Seuls les clichés sur lesquels la frange se comporte impeccablement peuvent être considérés pour publication. C’est l’un des piliers du blog. C’est pourquoi la frange, en plus d’être constamment encadrée pendant le shooting, doit être soigneusement toilettée, lissée et coiffée en amont de celui-ci.

Les tendances anarchiques de la frange, surtout en paysage venteux, poussent Pauline a une paranoïa capillaire aiguë fascinante à observer. En voilà justement une parfaite occasion, le shooting va commencer.

- Ça va ma frange ?
- Hein, euh attends, je fais la lumière.
- Là ça va ma frange ?
- Oui, mouais… Non, au centre, là.
- Comme ça ?
- Non, encore.
- Comme ça ?
- Encore.
- Et là ?
- Non, hein, euh attends…
- Attends quoi ?
- Faut que je…
- Mais ma frange ?
- Ta quoi ?
- Ma frange ??!
- Oui, ben quoi ta frange ?
- Ça va ou pas ?
- Oui nickel, go !
- Cool.
- Ah non en fait, y’a des gens derrière, faut attendre.
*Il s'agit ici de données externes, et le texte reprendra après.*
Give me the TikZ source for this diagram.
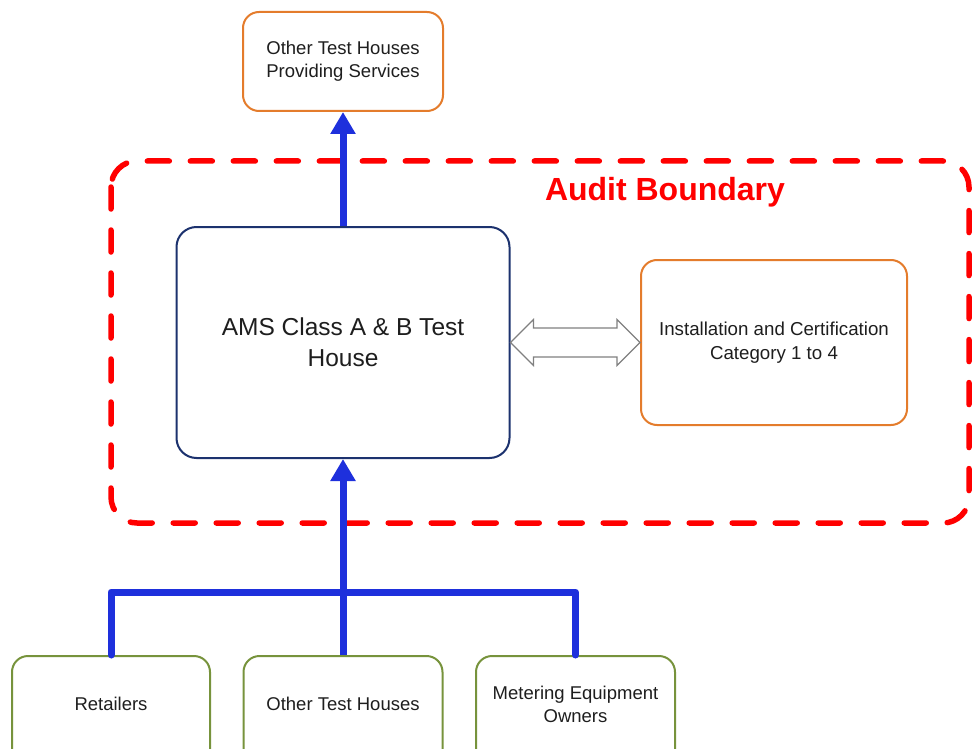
\documentclass[tikz,border=0pt]{standalone}
\usepackage{fontspec}
\setmainfont{Liberation Sans}
\usetikzlibrary{arrows.meta,calc}
\definecolor{boxorange}{RGB}{228,124,44}
\definecolor{boxnavy}{RGB}{28,50,110}
\definecolor{boxgreen}{RGB}{119,147,60}
\definecolor{arrblue}{RGB}{30,48,220}
\definecolor{txt}{RGB}{30,30,30}
\definecolor{dblgray}{RGB}{128,128,128}
\tikzset{
  rbox/.style={draw, rounded corners=16pt, line width=2pt, fill=white, inner sep=0pt, align=center, text=txt},
  orangebox/.style={rbox, draw=boxorange},
  navybox/.style={rbox, draw=boxnavy, rounded corners=20pt},
  greenbox/.style={rbox, draw=boxgreen},
  lbl/.style={align=center, text=txt, inner sep=0pt, font=\fontsize{18.5}{23}\selectfont},
  bluearr/.style={draw=arrblue, line width=7pt, -{Triangle[length=22pt,width=24pt]}},
  blueline/.style={draw=arrblue, line width=7pt, line cap=round, line join=round},
  boundary/.style={draw=red, line width=5.5pt, line cap=round, rounded corners=26pt, dash pattern=on 22pt off 21pt},
}
\begin{document}
\begin{tikzpicture}[x=1pt,y=-1pt]
\useasboundingbox (0,0) rectangle (972,749);
\clip (0,0) rectangle (972,749);
% audit boundary
\draw[boundary] (111,161) rectangle (969,523);
\node[text=red, font=\fontsize{32}{38}\selectfont\bfseries, inner sep=0pt] (audit) at (665,192) {Audit Boundary};
% boxes
\node[orangebox, minimum width=200pt, minimum height=99pt, font=\fontsize{18.5}{23}\selectfont] (top) at (343,61.5) {Other Test Houses\\Providing Services};
\node[navybox, minimum width=333pt, minimum height=231pt, font=\fontsize{24.5}{31}\selectfont] (main) at (343,342.5) {AMS Class A \& B Test\\House};
\node[orangebox, minimum width=266pt, minimum height=165pt, font=\fontsize{18.7}{24}\selectfont] (inst) at (774,342.5) {Installation and Certification\\Category 1 to 4};
\node[greenbox, minimum width=198pt, minimum height=120pt] (ret) at (111,716) {};
\node[greenbox, minimum width=199pt, minimum height=120pt] (oth) at (343,716) {};
\node[greenbox, minimum width=199pt, minimum height=120pt] (meo) at (575.5,716) {};
\node[lbl] (retl) at (111,704) {Retailers};
\node[lbl] (othl) at (343,704) {Other Test Houses};
\node[lbl] (meol) at (575.5,704.5) {Metering Equipment\\Owners};
% blue connectors
\coordinate (bus) at (343,592);
\draw[blueline] (ret.north) |- (bus) -| (meo.north);
\draw[bluearr] (oth.north) -- (main.south);
\draw[bluearr] (main.north) -- (top.south);
% hollow double arrow
\coordinate (L) at (main.east);
\coordinate (R) at (inst.west);
\draw[draw=dblgray, line width=1.2pt, fill=white, line join=miter]
  (L) -- ($(L)+(23,-23)$) -- ($(L)+(23,-14.5)$) -- ($(R)+(-23,-14.5)$) -- ($(R)+(-23,-23)$) -- (R)
  -- ($(R)+(-23,23)$) -- ($(R)+(-23,14.5)$) -- ($(L)+(23,14.5)$) -- ($(L)+(23,23)$) -- cycle;
\end{tikzpicture}
\end{document}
Je pense que vous voyez l’idée. « Ça va ma frange ? » est probablement la phrase que j’ai le plus entendue ces deux dernières années.

Quelques douzaines de clichés plus tard, c’est la fin du shooting et les tant redoutées photos de chaussures.
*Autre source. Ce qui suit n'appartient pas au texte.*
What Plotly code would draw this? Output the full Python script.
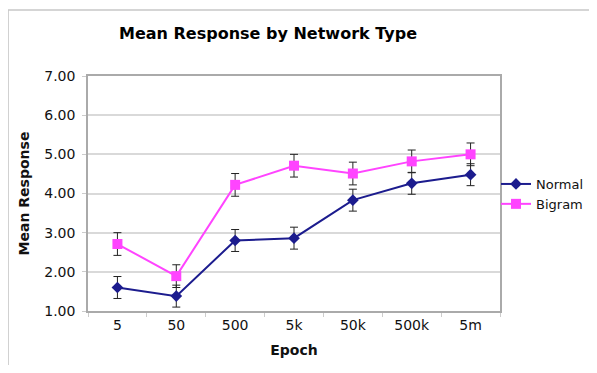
import plotly.graph_objects as go

epochs = ["5", "50", "500", "5k", "50k", "500k", "5m"]
normal = [1.60, 1.38, 2.80, 2.86, 3.83, 4.26, 4.48]
normal_err = [0.28, 0.28, 0.28, 0.28, 0.28, 0.28, 0.28]
bigram = [2.71, 1.89, 4.22, 4.71, 4.51, 4.82, 5.00]
bigram_err = [0.29, 0.29, 0.29, 0.29, 0.29, 0.29, 0.29]

FONT = "DejaVu Sans"
W, H = 581, 357  # page body adds an 8px offset

fig = go.Figure()
fig.add_trace(go.Scatter(
    x=epochs, y=normal, name="Normal", mode="lines+markers",
    line=dict(color="#1c1c8e", width=2),
    marker=dict(symbol="diamond", size=9, color="#1c1c8e"),
    error_y=dict(type="data", array=normal_err, color="#222222", thickness=1, width=4),
))
fig.add_trace(go.Scatter(
    x=epochs, y=bigram, name="Bigram", mode="lines+markers",
    line=dict(color="#ff44ff", width=2),
    marker=dict(symbol="square", size=10, color="#ff44ff"),
    error_y=dict(type="data", array=bigram_err, color="#222222", thickness=1, width=4),
))

fig.update_layout(
    width=W, height=H,
    margin=dict(l=80, r=89, t=68, b=54, autoexpand=False),
    paper_bgcolor="white", plot_bgcolor="white",
    font=dict(family=FONT, size=14, color="#111111"),
    title=dict(text="<b>Mean Response by Network Type</b>", x=260/W, xanchor="center",
               xref="container", y=1 - 25/H, yref="container", yanchor="middle",
               font=dict(family=FONT, size=16, color="#000000")),
    showlegend=True,
    legend=dict(xref="container", yref="container", x=1.0, y=1 - 161/H,
                xanchor="right", yanchor="top", borderwidth=0,
                font=dict(family=FONT, size=13, color="#111111"),
                bgcolor="rgba(0,0,0,0)", tracegroupgap=2),
    shapes=[dict(type="rect", xref="paper", yref="paper",
                 x0=-0.194, x1=1.4, y0=-0.6, y1=1.281,
                 line=dict(color="#c8c8c8", width=1.5), layer="below")],
)
fig.update_xaxes(
    type="category", range=[-0.5, 6.5], automargin=False,
    tickson="boundaries", ticks="outside", ticklen=4, tickcolor="#cccccc",
    showline=True, linecolor="#aaaaaa", linewidth=1.5, mirror=True,
    showgrid=False,
    title=dict(text="<b>Epoch</b>", font=dict(family=FONT, size=14), standoff=14),
    tickfont=dict(family=FONT, size=14),
)
fig.update_yaxes(
    range=[1, 7], dtick=1, tick0=1, tickformat=".2f", automargin=False,
    ticks="outside", ticklen=4, tickcolor="#cccccc", ticklabelstandoff=4,
    showline=True, linecolor="#aaaaaa", linewidth=1.5, mirror=True,
    showgrid=True, gridcolor="#d9d9d9", gridwidth=1.5, zeroline=False,
    title=dict(text="<b>Mean Response</b>", font=dict(family=FONT, size=14), standoff=11),
    tickfont=dict(family=FONT, size=14),
)

fig.write_html("out.html")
Pauline aime le flou, elle idolâtre le bokeh. Ainsi les photos de chaussures, elle les veut de face pour avoir de la profondeur.

Pas de dessus.

Pas de côté.

N’étant pas l’un des super-héros susmentionnés, il m’est impossible de suspendre Pauline de sorte à avoir ses chaussures au niveau de mes yeux. Je dois donc me baisser. Me baisser vraiment. Bien souvent m’accroupir les fesses en l’air suffit, mais je n’ai parfois pas d’autre choix que de m’allonger par terre.

Dans la rue.

À New York.

Cette année, j’ai passé plus de temps au sol pour photographier Pauline que pour chercher des fourmis. Pour toute personne normalement constituée ce serait normal, pour moi non (au fait, c’est quoi le nom de mon métier déjà ?).

Quand on shoote pour le blog, l’efficacité est le maître-mot. Une petite quinzaine de minutes, une grosse cinquantaine de clichés, et c’est dans la boîte. C’est là que mon implication s’achève. La machine est lancée mais la magie de Pauline n’a pas encore opéré. Il lui faudra trier et passer quelques heures la main à la pâte pour appliquer sa patte.

Ma mission accomplie, je m’en retourne au labo. Je reboutonne ma blouse blanche sur mon t-shirt Wolverine et m’assois à ma paillasse. Je respire un grand coup et plonge les yeux dans les oculaires de mon microscope.